I met her over 40 years ago when she was an energetic idealist with a call to dress the wounds, cure the sickness, and hold the hands of the dying among Lima’s poor.

Today, in her 80s and with health concerns of her own, she is an energetic idealist who still can’t seem to do enough to answer that call.

She runs a small hospital tucked away in a mountainside that was once the city dump.

She has attracted a community of nurses and doctors who refuse care to no one, birthing their babies, mending their limbs and removing their tumors.

Each day, hundreds line up for their meds for everything from HIV-AIDS to diarrhea, both common and chronic in neighborhoods like hers.
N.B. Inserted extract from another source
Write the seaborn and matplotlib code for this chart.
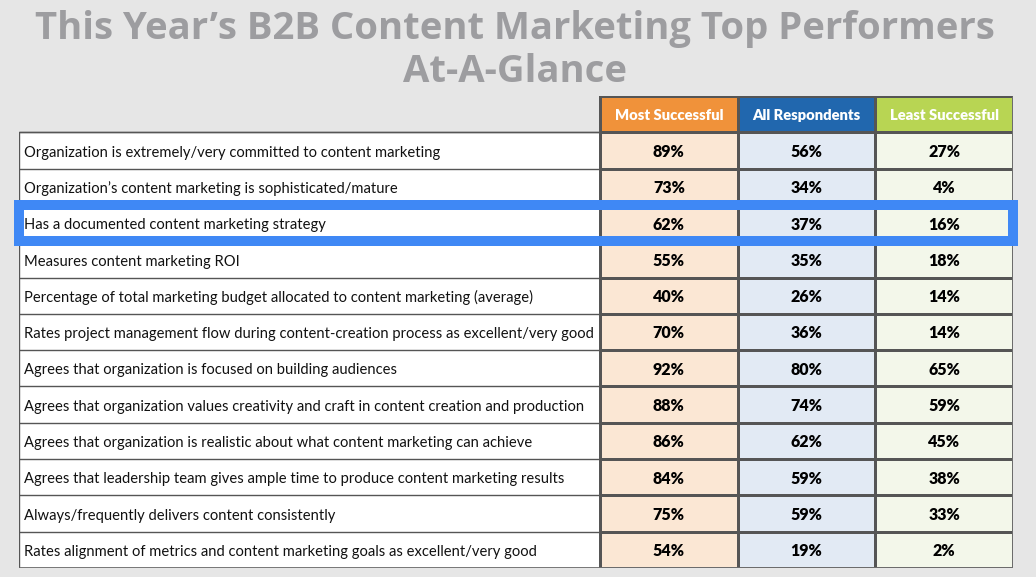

Catching her one evening at the end of another 12-hour day, I asked her what kept her going. I expected to hear about the personal reward of saving countless lives and helping those who had nowhere else to turn.

I got the story of Vilma instead.

Vilma was 17 — thin, cute and penniless like many her age in the barrio. Her health was average for the deficient nutrition and crowded conditions of her home.

Her brother got tuberculosis, not the consumption that sent the wealthy to sanitaria a century ago or posed the tragedy in Victorian novels, but the kind that plagues the poor — the mycobacteria that feast in humble homes, infecting one member of the family after another, leaving a path of night sweats, weight loss, and bloody coughs.

Vilma got it. She started a regimen of free medication.

Then she saw a dress in a store. She had to have it for her 18th birthday and pursued it with the singular passion of someone who never had anything new.

She worked long hours at a bakery to put aside a little for the prize. She didn’t have time for meds and in the euphoria of her quest, she felt fine.

She sloughed off the fatigue and didn’t notice her hanging clothes. She bought that dress, but at 18, she was buried in it.

My friend confesses that she doesn’t understand how anyone, no matter how poor, could risk her life for something like that. Still, it is the lost like Vilma, and not the saved, that get her out of bed.